Humboldt County court seeks applicants for 2026-27 Civil Grand Jury
Humboldt County is recruiting 19 residents for a watchdog panel that can probe local government and force written responses from officials.

The Superior Court of California, County of Humboldt is looking for residents to serve on the 2026-27 Civil Grand Jury, a 19-member citizen panel that can put county government, cities, special districts and other public bodies under a microscope. The term runs from July 1 through June 30, and the work can carry real weight: grand jury reports are meant to trigger formal written replies from the agencies named in them, with the Humboldt County Board of Supervisors generally required to respond within 90 days in many cases.
The Civil Grand Jury is not a criminal jury. It sits inside the judicial branch as an independent body, one that California says exists in all 58 counties and is made up of ordinary citizens. In Humboldt, that means residents from places like Eureka, Fortuna, Arcata, McKinleyville, Redway and Weitchpec can step into one of the few local oversight roles that is not controlled by the agencies being examined.
That oversight can reach deep into the workings of local government. The grand jury can investigate how public bodies are operating, whether systems are functioning as they should, and where procedures or accountability may be breaking down. Its reports do not carry the force of a court order, but they can still put pressure on agencies to explain themselves and improve the way they do business in front of the public.
The county’s own recent record shows the work is not symbolic. The 2023-24 Humboldt County Civil Grand Jury said it completed eight reports during its term, and the county archive lists grand jury reports by year, including 2024-25, 2023-24 and earlier terms. That track record shows the panel can produce repeated, detailed scrutiny, not just a single headline-grabbing investigation.

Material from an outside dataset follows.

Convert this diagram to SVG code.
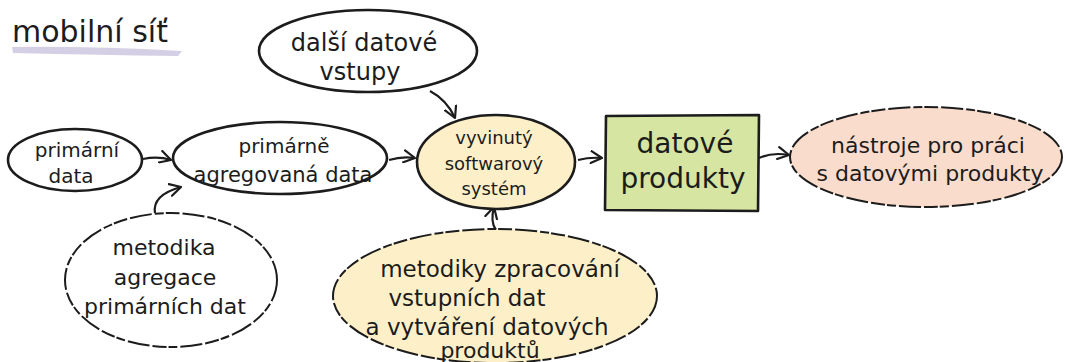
<svg xmlns="http://www.w3.org/2000/svg" width="1066" height="362" viewBox="0 0 1066 362">
<style>
text{font-family:"DejaVu Sans","Liberation Sans",sans-serif;fill:#1c1c1c;text-anchor:middle}
.solid{fill:#fff;stroke:#1c1c1c;stroke-width:2.6}
.rough{stroke:#1c1c1c;stroke-width:2;stroke-dasharray:22 3 9 2 14 3}
.yellow{fill:#fdf0c9}
.peach{fill:#f9dccc}
.white{fill:#fff}
.conn{fill:none;stroke:#1c1c1c;stroke-width:2.2;marker-end:url(#arr)}
</style>
<defs>
<marker id="arr" viewBox="0 0 14 14" refX="12" refY="7" markerWidth="14" markerHeight="14" markerUnits="userSpaceOnUse" orient="auto">
<path d="M1,1 L12,7 L1,13" fill="none" stroke="#1c1c1c" stroke-width="2.2" stroke-linecap="round" stroke-linejoin="round"/>
</marker>
</defs>
<rect width="1066" height="362" fill="#fff"/>
<g id="title">
<path d="M12,47 Q90,46 182,51 L178,56 Q100,55 13,53 Z" fill="#cdc7df" opacity="0.85"/>
<text x="12" y="42" font-size="30" style="text-anchor:start">mobilní síť</text>
</g>
<g id="connectors">
<path class="conn" d="M143,159 Q158,156 171,160"/>
<path class="conn" d="M155,213 Q152,195 181,187"/>
<path class="conn" d="M389,160 Q402,156 415,158"/>
<path class="conn" d="M430,91 Q447,100 455,118"/>
<path class="conn" d="M496,230 Q490,222 494,207"/>
<path class="conn" d="M578,160 Q590,157 602,158"/>
<path class="conn" d="M759,158 Q772,152 789,155"/>
</g>
<g id="primarni-data">
<ellipse class="solid" cx="75" cy="160" rx="67" ry="31"/>
<text x="77" y="157" font-size="20">primární</text>
<text x="71" y="183" font-size="20">data</text>
</g>
<g id="agregovana-data">
<ellipse class="solid" cx="280" cy="158" rx="107" ry="36"/>
<text x="284" y="153" font-size="20">primárně</text>
<text x="283" y="182" font-size="21">agregovaná data</text>
</g>
<g id="dalsi-vstupy">
<ellipse class="solid" cx="368" cy="51" rx="109" ry="41"/>
<text x="364" y="51" font-size="24">další datové</text>
<text x="360" y="80" font-size="24">vstupy</text>
</g>
<g id="system">
<ellipse class="solid yellow" cx="496" cy="162" rx="79" ry="47"/>
<text x="494" y="144" font-size="18">vyvinutý</text>
<text x="494" y="170" font-size="18">softwarový</text>
<text x="494" y="195" font-size="18">systém</text>
</g>
<g id="datove-produkty">
<path d="M606,116 L759,115 L758,211 L605,210 Z" fill="#d6e5a1" stroke="#1c1c1c" stroke-width="2.6" stroke-linejoin="round"/>
<text x="685" y="153" font-size="28">datové</text>
<text x="683" y="188" font-size="28">produkty</text>
</g>
<g id="nastroje">
<ellipse class="rough peach" cx="926" cy="157" rx="136" ry="50"/>
<text x="928" y="153" font-size="22">nástroje pro práci</text>
<text x="930" y="181" font-size="22">s datovými produkty</text>
</g>
<g id="metodika-agregace">
<ellipse class="rough white" cx="171" cy="280" rx="106" ry="67"/>
<text x="164" y="255" font-size="22">metodika</text>
<text x="165" y="285" font-size="22">agregace</text>
<text x="165" y="314" font-size="22">primárních dat</text>
</g>
<g id="metodiky-zpracovani">
<ellipse class="rough yellow" cx="495" cy="296" rx="162" ry="67"/>
<text x="500" y="277" font-size="23">metodiky zpracování</text>
<text x="467" y="306" font-size="23">vstupních dat</text>
<text x="487" y="335" font-size="23">a vytváření datových</text>
<text x="490" y="358" font-size="22">produktů</text>
</g>
</svg>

Serving on the panel is a substantial commitment. The current application guidance says the workload can run roughly 10 to 30 hours a week and includes weekly meetings in the Eureka area, usually one in person and one by Zoom. That schedule explains why the court is pushing for more applicants rather than relying on a narrow pool of volunteers. A broad cross-section of the county matters here, because the point of the Civil Grand Jury is to bring local experience, geography and lived reality into the review of public institutions that affect daily life in Humboldt County.